We also have a culture of making, and developing, new work. We develop, we produce, we premiere and we move on. Premiere productions being performed only once is an issue that extends beyond the cultural to the commercial – getting funding for a new work is easy, for whatever reason, but increasingly difficult for subsequent remounts. It does mean, however, that there are absolute diamonds that exist for one moment of brilliance, remembered by only those who saw them, before dipping into the archives, with only the most nerdy theatre people remembering they existed. (I think of work like Silo Theatre's Cellfish, and Miria George's and what remains as works that feel even more relevant now than when they premiered.)
There is also a lack of access, for commercial reasons. We are a small country where theatre is often vying for funding against art forms with deeper roots, which means less money is available for venues to stay open, companies to develop and produce theatre, and even for playwrights to write them. With perhaps a little bit too much transparency: of the 53 plays I've written, I have been commissioned to write once, and received funding from Creative New Zealand to write two of these. The rest have been written under my own steam. In short: Less money means less art, less art being made means less art being seen, means less art in the canon.

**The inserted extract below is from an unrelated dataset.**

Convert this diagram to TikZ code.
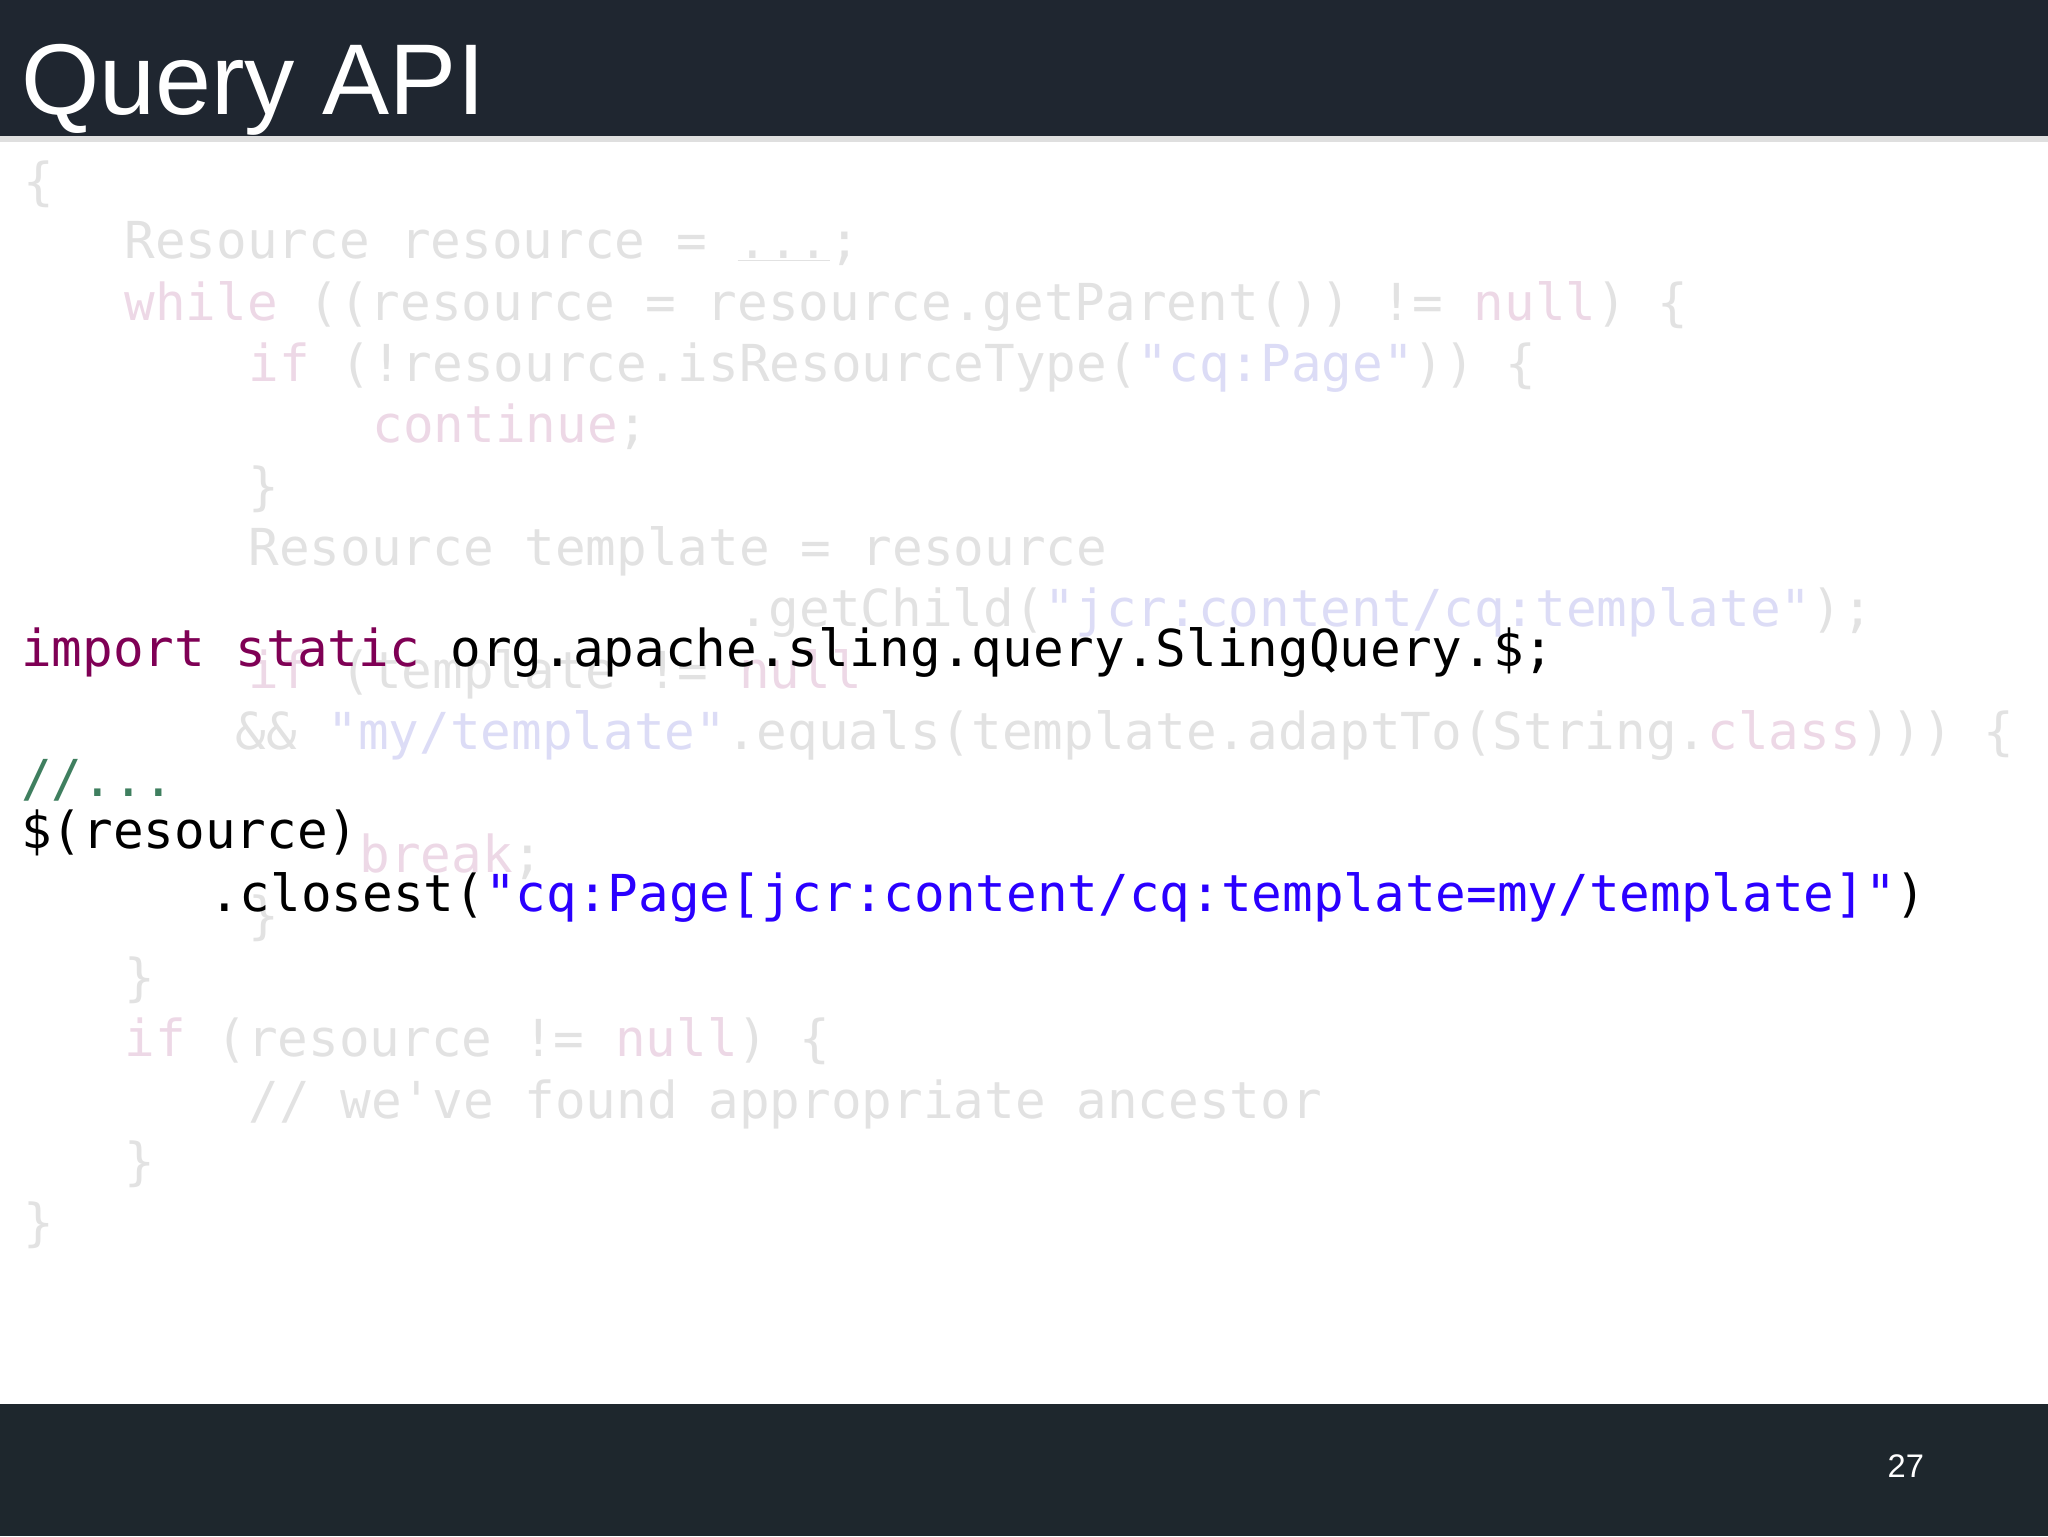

That access extends to it being difficult to find and read scripts in the first place. Places like Unity and second-hand bookstores might have a play section, but very rarely will you find New Zealand plays there. Similarly, libraries might have a resource, but while a great many New Zealand plays have been published, they are more representative of our canon than they are entirely reflective. Playmarket, New Zealand's playwriting agency, is a great resource for New Zealand work if it takes your fancy!

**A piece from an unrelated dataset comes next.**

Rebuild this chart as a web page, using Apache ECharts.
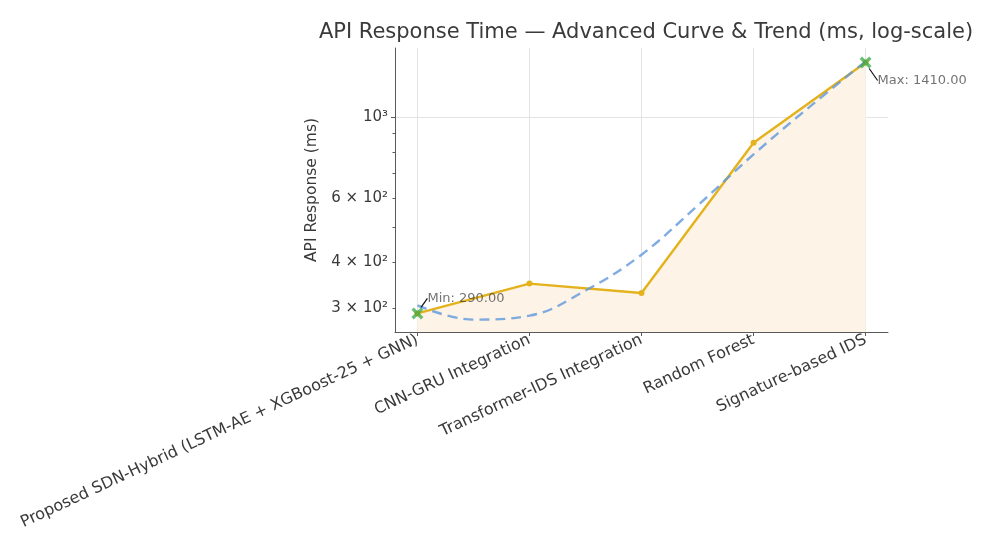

Also? Reading a play – and I say this in earnest as someone who both writes and reads plays – is not the most interesting thing. It's a very different thing to imagine the world of a play in your mind compared to, say, imagining the world of a novel. Plays are often written for enthusiasts and experts to read and interpret, not for a general audience. They're less like books and more like blueprints.
A play isn't like a book. It's not a song. It's not like a movie – even in the rare case when a play is filmed, it's no substitute for actually being there. Once those things are produced, they exist. If they're lucky enough to be a part of the canon, they're enshrined in perpetuity.

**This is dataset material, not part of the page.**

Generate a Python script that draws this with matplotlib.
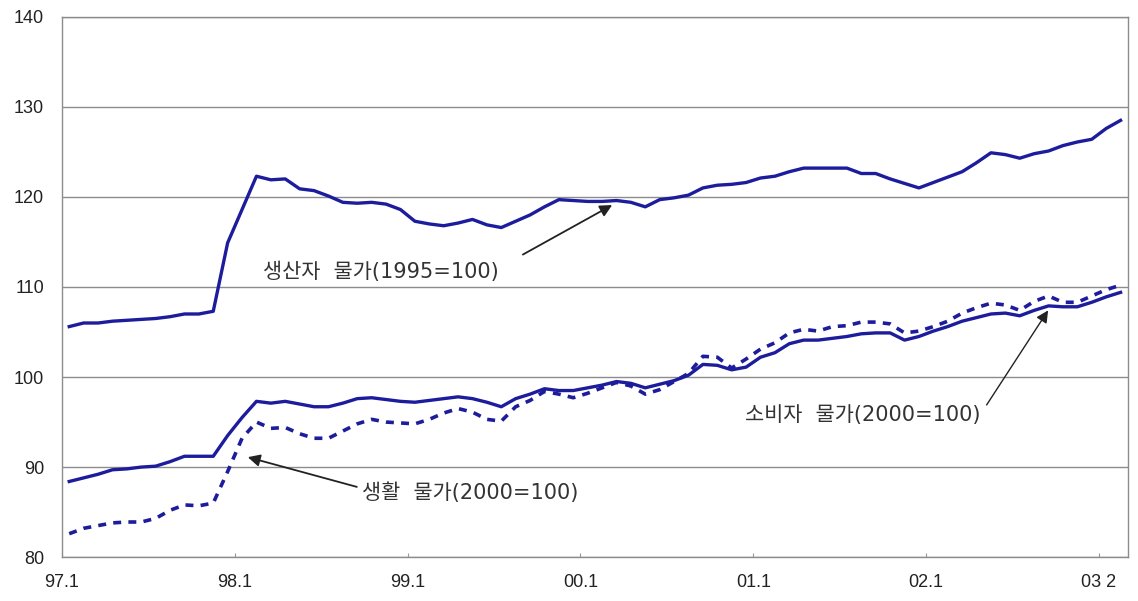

Plays are a different beast. 'You had to be there' is tragically real – for a play if you actually weren't there for the premiere production, there's a very real chance that you might have missed it.
This week at Auckland's Basement Theatre, I've been fortunate enough to be asked to curate a series of playreadings called Firing the Canon, which will involve five plays being performed for free, with 37 actors, emerging and experienced, performing across the week. These five include the aforementioned Glide Time by Roger Hall (marking his Basement Theatre debut), Smashed by Tawhi Thomas, Rēwena by Whiti Hereaka, The Packer by Dianna Fuemana and Cow by Jo Randerson. The goal is for the series to run long-term, in venues across the country, and to breathe new life into plays that might otherwise not be performed, for any of the above reasons.
There's no way I can cover the huge spectrum of New Zealand theatre with only five plays. I couldn't even do it with 50. But it's a little bit of a light shone in the right direction. Our theatre history might not be as huge as the UK's, or the USA's, but it's pretty mighty. But without an audience showing up, an audience taking interest, it might not be there at all. Theatre is an ephemeral form, but when an audience shows up, it can feel eternal.